What Is The Rarest English Verb?

By “rarest”, I mean the least used. Excluding archaic verbs, what verb has the least use?
My guess would be “twiddle”…it doesn’t seem to get much use these days.

This list claims to be the least common English words.
(alphabetical order)

I’d probably say ‘bing’ (to look something up online).

That’s nonsense. I know every one of those words, and some of them are used with great frequency, such as “renovation,” “hypothesis,” and “lobbyist.”

The phrase “twiddling his/her/their thumbs” is in common use though.

That list consists largely of quite common words such as “compassion”, “asylum” and “abstain”.

You can check the British National Corpus to give one measure of the relative frequency of various words. For example “twiddle” appears 23 times, so if you find verbs that score lower than that, you may consider them as candidates. Examples: “chide” (13), “derogate” (17). You can also refine the search to exclude academic text, include only spoken word, etc.

Questions like this are never meaningful, because it depends entirely on where you draw the “archaic” line. In principle, someone could make a big, long list of all English words in order of frequency of use. The top portion of the list is current, and the bottom portion is archaic, and so somewhere in between there has to be a transition from one to the other. Where do you want to draw that bright line that represents something that’s inherently fuzzy? I dunno, but wherever you draw it, there’s your answer.

There is neither a verb nor particularly rare in usage, so I really doubt it. :wink:

Methinks Chronos hath given unto us a list wherethrough we shall peradventure win teh internets.
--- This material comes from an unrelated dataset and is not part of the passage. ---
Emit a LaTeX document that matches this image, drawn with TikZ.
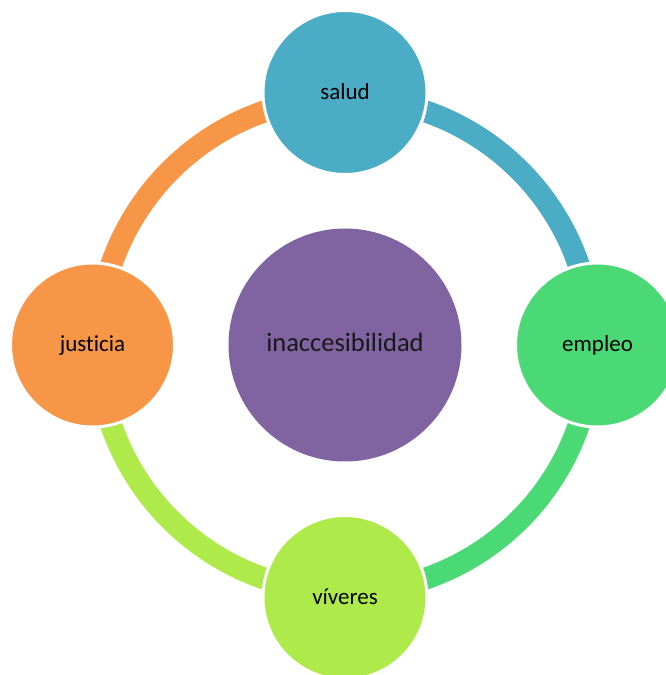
\documentclass[tikz,border=0pt]{standalone}
\usepackage{fontspec}
\setmainfont{Carlito}[Ligatures=NoCommon]
\definecolor{cBlue}{HTML}{4BACC6}
\definecolor{cGreen}{HTML}{4AD975}
\definecolor{cLime}{HTML}{ADEA4A}
\definecolor{cOrange}{HTML}{F79646}
\definecolor{cPurple}{HTML}{8064A2}
\tikzset{
  sat/.style={circle, draw=white, line width=3pt, minimum size=164pt, inner sep=0pt,
    text height=14pt, text depth=0pt, font=\fontsize{23}{28}\selectfont, text=black},
  hub/.style={circle, fill=cPurple, minimum size=233pt, inner sep=0pt,
    text height=14pt, text depth=0pt, font=\fontsize{26.5}{32}\selectfont, text=black!90},
  ring/.style={line width=22pt, line cap=butt}
}
\begin{document}
\begin{tikzpicture}[x=1pt,y=1pt]
\useasboundingbox (0,0) rectangle (665,675);
\node[hub] (hub) at (345,330) {inaccesibilidad};
% ring segments
\draw[ring, cBlue]   ([shift={(90:247)}]hub.center) arc[start angle=90, end angle=0, radius=247];
\draw[ring, cGreen]  ([shift={(0:247)}]hub.center) arc[start angle=0, end angle=-90, radius=247];
\draw[ring, cLime]   ([shift={(-90:247)}]hub.center) arc[start angle=-90, end angle=-180, radius=247];
\draw[ring, cOrange] ([shift={(180:247)}]hub.center) arc[start angle=180, end angle=90, radius=247];
% satellites
\node[sat, fill=cBlue]   (salud)    at (345,582.5) {salud};
\node[sat, fill=cGreen]  (empleo)   at (597.5,330) {empleo};
\node[sat, fill=cLime]   (viveres)  at (345,77.5) {víveres};
\node[sat, fill=cOrange] (justicia) at (92.5,330) {justicia};
\end{tikzpicture}
\end{document}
Thou wist that I have spoken somedeal soothly.

Whatever it is, it’s likely you never heard of it. There’s an awful lot of extremely obscure words you can find in a large dictionary, that probably don’t count as archaic, but are so incredibly seldom used that practically nobody is familiar with the word. Often they are words used only in some very specialized field, like a specific word for weaning a yak calf from its mother, or something like this. In fact, there’s a parlor game based on words like these, which is currently being done on the NPR show “Says You” as their so called “bluffing round”. In their version of it, the moderator announces a horribly obscure word, and pieces of paper are handed to the three members of one team. One of them has the actual definition, the other two are to make up definitions within 30 seconds. They all read out their definitions, which are usually ALL extremely silly sounding, and the other team has to guess which one is the real definition.

Good point. A lot of people can probably come up with a few terms that have a restricted usage, even though many people probably can understand them. When was the last time since high school or college lab classes when you felt it important that something be deoxygenated or that some numerical measurements be metrificated?

Well, “wat” must be among the rarest pronouns, that’s for sure.

The effect is funnier when the word is not some technical jargon construct, and actually describes something strange to begin with. For instance, I just poked around and found one of their words was “catillate”, which means to lick dishes.

You mean like a cat?

We could never figure out in our French verb book what the verb “To gird on” meant. It was only later when listening to The Minstrel Boy that I figured it out.

I’m not sure the question can be answered. The BNC is way too small to get lots of really obscure words and all the different meanings and usages of all the words both common and obscure… Even if it were 1000 times larger than it is, it probably still would be inadequate.

For example, the word taco shows up 28 times in that corpus. How many times was it used as a verb? Looking at the 28 contexts, none at all. Yet it’s used as a verb in certain contexts (for instance you can taco your bicycle wheel. Where I work, we have a totally different use of taco as a verb.).

Another example, in his novel Even Cowgirls Get the Blues, Tim Robbins used science fiction as a verb. That’s pretty rare, I’d say, although I doubt if it’s anything close to the rarest.

That suggests itself, but it’s apparently rooted in Latin:

Which leaves us with the question of why the Romans felt they had to have a specific word to mean licking plates.

Correction. It was Still Life with Woodpecker and Tom Robbins, not Tim.

I am going to submit “girt” which is almost never used except in the Australian national anthem. :slight_smile:

Funny; I wouldn’t have considered “derogate” such an obscure word. It’s used relatively frequently in legal writing - a provision derogates from another. Maybe a term of art that is not used a lot in everyday writing, but I still would have thought that the legal usage alone would suffice to prevent it from being a fringe word.